Why are third-party cookies going away?

It is an invasive practice when advertisers rely on third-party cookies to gather user information without consent. It has caused an uproar within the internet community for significant stakeholders such as Google to promote a safer web experience that protects user privacy.

Other major tech companies are undergoing similar initiatives to respect user privacy. Since its iOS 14 operating system update, Apple has begun letting its users opt out of any targeting or tracking associated with third-party cookies. They've also implemented a similar strategy with the Safari web browser. Mozilla has also joined the effort with its Firefox browser.

How will the removal of third-party cookies affect my apartment's Google Ads?

Apartment marketers will no longer be able to run remarketing campaigns via third-party cookies in Google Ads.

Remarketing campaigns in Google Ads rely on third-party cookies to track users' behavior across websites and display ads after visiting your website. The third-party cookies informed Google's Display Network to show a specific ad based on that previous online action toward that individual. 

Without remarketing, Google Ads will shift its focus to targeting renters actively searching for your apartments. 

Rather than targeting internet users who 'may' be interested in your apartments because they've taken an action like visiting your community website, Google will instead shift its focus to targeting an audience of users who are genuinely interested in leasing from you. How? 

Google will only target text and display ads to prospective residents who entered search terms containing the relevant or specific keywords you've bid on already. 

While those accustomed to remarketing campaigns will feel some change, Google Ads will continue to be an essential tool for multifamily marketers. They'll still deliver qualified website traffic by being more efficient at targeting ads to renters actively interested in your apartments (or one like yours).

While remarketing is no longer a campaign tactic in Google Ads, it can still be used on social media platforms like Facebook and Instagram.

Facebook can create a custom audience of in-platform users who have previously engaged with your brand. This means you can still help nurture prospects who engage with your community on social media and help them remember your apartments as they proceed in their search with ads targeting them throughout future uses of Facebook or Instagram. 

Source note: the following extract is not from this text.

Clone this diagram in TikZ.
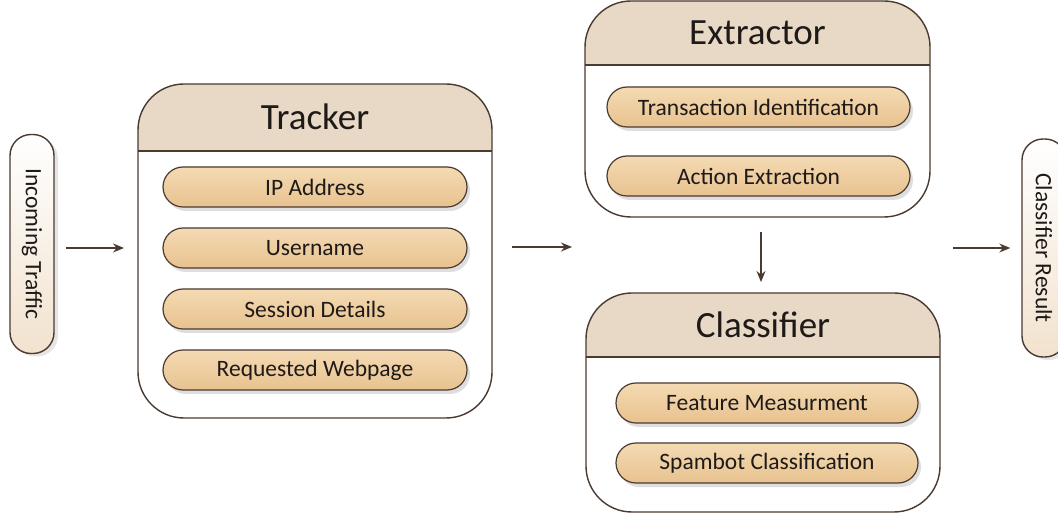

Only individuals who saw an ad for your apartment community on Facebook or Instagram and clicked on it to visit your website can continue to be remarketed within the social media platform. Users who visit your community's website from an ad on separate platforms (like Google) will not be able to be targeted with remarketing ads on Facebook or Instagram.

Key takeaways

  • Google is phasing out third-party cookies to enhance user privacy while still providing personalized advertising.
  • Removing third-party cookies means apartment marketers can't rely on Google Ads for remarketing campaigns, which traditionally depended on third-party cookies to track user behavior across websites. 
  • Despite losing remarketing capabilities, Google Ads will continue to help advertisers more effectively target prospective renters through keyword-based ads.